Nel caso in questione, quindi, il ricorso della condomina veniva correttamente rigettato.

L'azione della controparte, infatti, risultava carente sia dal punto di vista del fumus boni iuris che del periculum in mora.

Stante la qualità degli interventi, consistenti in mere modificazioni consentite dall'art. 1102 c.c., la proprietaria avrebbe ben potuto realizzare in autonomia gli interventi necessari, senza dovere attendere il permesso del voto assembleare.

Sul punto non si può non citare la dottrina (Celeste), la quale afferma che “la libertà del condominio di usare la cosa comune soggiace a due ordini di limitazioni - oltre le quali si sconfina nell'abuso - che, per semplicità, possiamo definire di ordine oggettivo (o qualitativo), ossia attinente alla res, volendo evitare che la funzione della cosa comune sia distolta da quella sua propria (ciò a tutela sia della collettività dei condomini che del singolo, che dal mutamento di destinazione potrebbe subire un disagio o una minorazione dell'uso stesso), nonché di ordine soggettivo (o quantitativo), nel senso che viene posto l'accento sul potere degli altri comproprietari di usare ugualmente la cosa in conformità del diritto di comproprietà del quale anch'essi risultano titolari”.

Quindi, la legittimità dell'uso della cosa comune da parte del singolo partecipante al condominio è subordinata a due condizioni, ed a renderne illecito l'uso basta il mancato rispetto dell'una o dell'altra, anche se si ritiene che, tra i suddetti limiti, quello oggettivo, ossia la non alterazione della destinazione della cosa comune, assume una certa posizione di preminenza, osservando che si può avere salvaguardia degli interessi degli altri condomini soltanto con il rispetto della destinazione impressa alla cosa stessa.

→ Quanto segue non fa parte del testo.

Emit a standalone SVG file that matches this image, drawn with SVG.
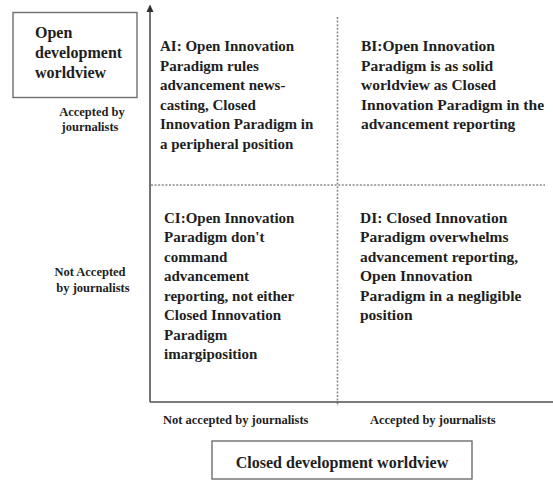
<svg xmlns="http://www.w3.org/2000/svg" width="553" height="480" viewBox="0 0 553 480">
  <style>
    .t { font-family: "Liberation Serif", "Times New Roman", serif; font-weight: bold; fill: #1e1e1e; }
    .q { font-size: 15px; }
    .qr { font-size: 15.5px; }
    .lbl { font-size: 12.5px; }
    .box { fill: #ffffff; stroke: #6e6e6e; stroke-width: 1.4; }
    .axis { stroke: #505050; stroke-width: 1.6; fill: none; }
    .grid { stroke: #8a8a8a; stroke-width: 1.6; stroke-dasharray: 2 1.6; fill: none; }
  </style>
  <defs>
    <marker id="arrowUp" viewBox="0 0 10 10" refX="5" refY="0" markerWidth="5" markerHeight="5" orient="auto-start-reverse" markerUnits="userSpaceOnUse">
      <path d="M0,0 L10,5 L0,10 Z" fill="#303030"/>
    </marker>
  </defs>
  <rect width="553" height="480" fill="#ffffff"/>

  <!-- axes and quadrant dividers -->
  <g id="connectors">
    <line class="grid" x1="337.5" y1="17" x2="337.5" y2="406"/>
    <line class="grid" x1="151" y1="185" x2="545" y2="185"/>
    <line class="axis" x1="150" y1="402" x2="553" y2="402"/>
    <line class="axis" x1="150" y1="402" x2="150" y2="11"/>
    <path d="M146.5,12 L150,4.5 L153.5,12 Z" fill="#303030"/>
  </g>

  <!-- vertical axis title -->
  <g id="open-worldview">
    <rect class="box" x="13" y="12.5" width="124" height="85"/>
    <text class="t" font-size="16" x="35" y="38">Open</text>
    <text class="t" font-size="16" x="35" y="58">development</text>
    <text class="t" font-size="16" x="35" y="78">worldview</text>
  </g>

  <!-- vertical axis labels -->
  <g id="label-y-accepted">
    <text class="t lbl" x="92" y="116" text-anchor="middle">Accepted by</text>
    <text class="t lbl" x="90" y="131" text-anchor="middle">journalists</text>
  </g>
  <g id="label-y-not-accepted">
    <text class="t lbl" x="90" y="276" text-anchor="middle">Not Accepted</text>
    <text class="t lbl" x="93" y="292" text-anchor="middle">by journalists</text>
  </g>

  <!-- quadrants -->
  <g id="quadrant-ai" class="t q">
    <text x="160" y="51">AI: Open Innovation</text>
    <text x="160" y="70.5">Paradigm rules</text>
    <text x="160" y="90">advancement news-</text>
    <text x="160" y="109.5">casting, Closed</text>
    <text x="160" y="129">Innovation Paradigm in</text>
    <text x="160" y="148.5">a peripheral position</text>
  </g>
  <g id="quadrant-bi" class="t qr">
    <text x="361" y="51">BI:Open Innovation</text>
    <text x="361" y="70.5">Paradigm is as solid</text>
    <text x="361" y="90">worldview as Closed</text>
    <text x="361" y="109.5">Innovation Paradigm in the</text>
    <text x="361" y="129">advancement reporting</text>
  </g>
  <g id="quadrant-ci" class="t q">
    <text x="164" y="222.5">CI:Open Innovation</text>
    <text x="164" y="242">Paradigm don't</text>
    <text x="164" y="261.5">command</text>
    <text x="164" y="281">advancement</text>
    <text x="164" y="300.5">reporting, not either</text>
    <text x="164" y="320">Closed Innovation</text>
    <text x="164" y="339.5">Paradigm</text>
    <text x="164" y="359">imargiposition</text>
  </g>
  <g id="quadrant-di" class="t qr">
    <text x="360" y="222.5">DI: Closed Innovation</text>
    <text x="360" y="242">Paradigm overwhelms</text>
    <text x="360" y="261.5">advancement reporting,</text>
    <text x="360" y="281">Open Innovation</text>
    <text x="360" y="300.5">Paradigm in a negligible</text>
    <text x="360" y="320">position</text>
  </g>

  <!-- horizontal axis labels -->
  <g id="label-x-not-accepted">
    <text class="t lbl" x="163" y="424">Not accepted by journalists</text>
  </g>
  <g id="label-x-accepted">
    <text class="t lbl" x="370" y="424">Accepted by journalists</text>
  </g>

  <!-- horizontal axis title -->
  <g id="closed-worldview">
    <rect class="box" x="212" y="441" width="260" height="38"/>
    <text class="t" font-size="16" x="342" y="468" text-anchor="middle">Closed development worldview</text>
  </g>
</svg>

Di converso, osservati questi due limiti, ogni singolo partecipante può trarre dalla cosa comune le utilità che la stessa è in grado di fornire e apportarvi (a sue spese) tutte quelle modificazioni suscettibili del miglior godimento di essa.

In ultimo, non esistendo un obbligo di realizzazione da parte del condominio, non sussiste alcuna corrispettiva azione giudiziale che possa essere intentata per ottenere un ordine di facere nei confronti dello stesso.